**Stored data**
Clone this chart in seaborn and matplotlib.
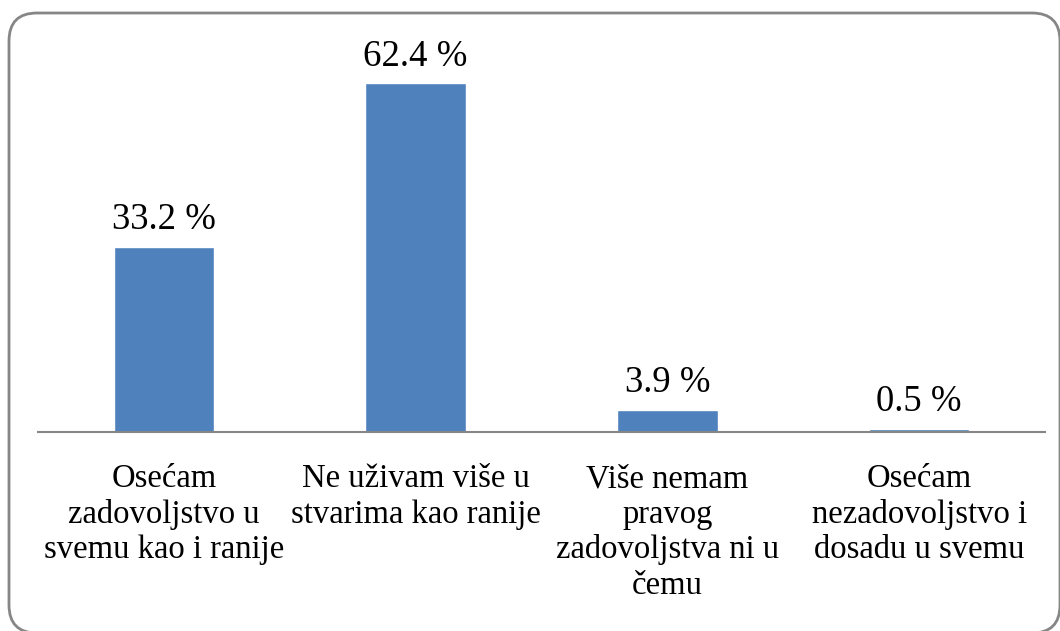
import seaborn as sns
import pandas as pd
import matplotlib.pyplot as plt
from matplotlib.patches import FancyBboxPatch
from matplotlib.transforms import IdentityTransform

categories = [
    "Osećam\nzadovoljstvo u\nsvemu kao i ranije",
    "Ne uživam više u\nstvarima kao ranije",
    "Više nemam\npravog\nzadovoljstva ni u\nčemu",
    "Osećam\nnezadovoljstvo i\ndosadu u svemu",
]
percent = [33.2, 62.4, 3.9, 0.5]

sns.set_style("white")
plt.rcParams['font.family'] = ['Liberation Serif', 'DejaVu Serif']
plt.rcParams['text.color'] = 'black'
plt.rcParams['xtick.color'] = 'black'

df = pd.DataFrame({"category": categories, "percent": percent})

fig = plt.figure(figsize=(10.6, 6.31), dpi=100)
ax = fig.add_axes([38 / 1060, 1 - 432 / 631, 1007 / 1060, 391 / 631])

sns.barplot(data=df, x="category", y="percent", color="#4F81BD", width=0.4,
            saturation=1, ax=ax)
ax.set_ylim(0, 70)
ax.set_xlim(-0.5, 3.5)

for c in ax.containers:
    ax.bar_label(c, fmt="{:.1f} %", padding=7, fontsize=26.5, color="black")

ax.set_xlabel("")
ax.set_ylabel("")
ax.set_yticks([])
ax.tick_params(axis="x", length=0, pad=23, labelsize=23.5, labelcolor="black")
for lbl in ax.get_xticklabels():
    lbl.set_verticalalignment("top")
    lbl.set_linespacing(1.2)
for s in ["top", "right", "left"]:
    ax.spines[s].set_visible(False)
ax.spines["bottom"].set_color("#868686")
ax.spines["bottom"].set_linewidth(1.5)

# rounded outer frame (pixel coordinates)
frame = FancyBboxPatch((9 + 28, -2 + 28), 1051 - 56, 620 - 56,
                       boxstyle="round,pad=28", transform=IdentityTransform(),
                       fill=False, edgecolor="#868686", linewidth=2.0,
                       clip_on=False)
fig.patches.append(frame)

fig.savefig("out.png", dpi=100)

**Request**
Exclude every picture and copy the remaining data exactly.

**Written solution**
Clone this chart in seaborn and matplotlib.
import seaborn as sns
import pandas as pd
import matplotlib.pyplot as plt
from matplotlib.patches import FancyBboxPatch
from matplotlib.transforms import IdentityTransform

categories = [
    "Osećam\nzadovoljstvo u\nsvemu kao i ranije",
    "Ne uživam više u\nstvarima kao ranije",
    "Više nemam\npravog\nzadovoljstva ni u\nčemu",
    "Osećam\nnezadovoljstvo i\ndosadu u svemu",
]
percent = [33.2, 62.4, 3.9, 0.5]

sns.set_style("white")
plt.rcParams['font.family'] = ['Liberation Serif', 'DejaVu Serif']
plt.rcParams['text.color'] = 'black'
plt.rcParams['xtick.color'] = 'black'

df = pd.DataFrame({"category": categories, "percent": percent})

fig = plt.figure(figsize=(10.6, 6.31), dpi=100)
ax = fig.add_axes([38 / 1060, 1 - 432 / 631, 1007 / 1060, 391 / 631])

sns.barplot(data=df, x="category", y="percent", color="#4F81BD", width=0.4,
            saturation=1, ax=ax)
ax.set_ylim(0, 70)
ax.set_xlim(-0.5, 3.5)

for c in ax.containers:
    ax.bar_label(c, fmt="{:.1f} %", padding=7, fontsize=26.5, color="black")

ax.set_xlabel("")
ax.set_ylabel("")
ax.set_yticks([])
ax.tick_params(axis="x", length=0, pad=23, labelsize=23.5, labelcolor="black")
for lbl in ax.get_xticklabels():
    lbl.set_verticalalignment("top")
    lbl.set_linespacing(1.2)
for s in ["top", "right", "left"]:
    ax.spines[s].set_visible(False)
ax.spines["bottom"].set_color("#868686")
ax.spines["bottom"].set_linewidth(1.5)

# rounded outer frame (pixel coordinates)
frame = FancyBboxPatch((9 + 28, -2 + 28), 1051 - 56, 620 - 56,
                       boxstyle="round,pad=28", transform=IdentityTransform(),
                       fill=False, edgecolor="#868686", linewidth=2.0,
                       clip_on=False)
fig.patches.append(frame)

fig.savefig("out.png", dpi=100)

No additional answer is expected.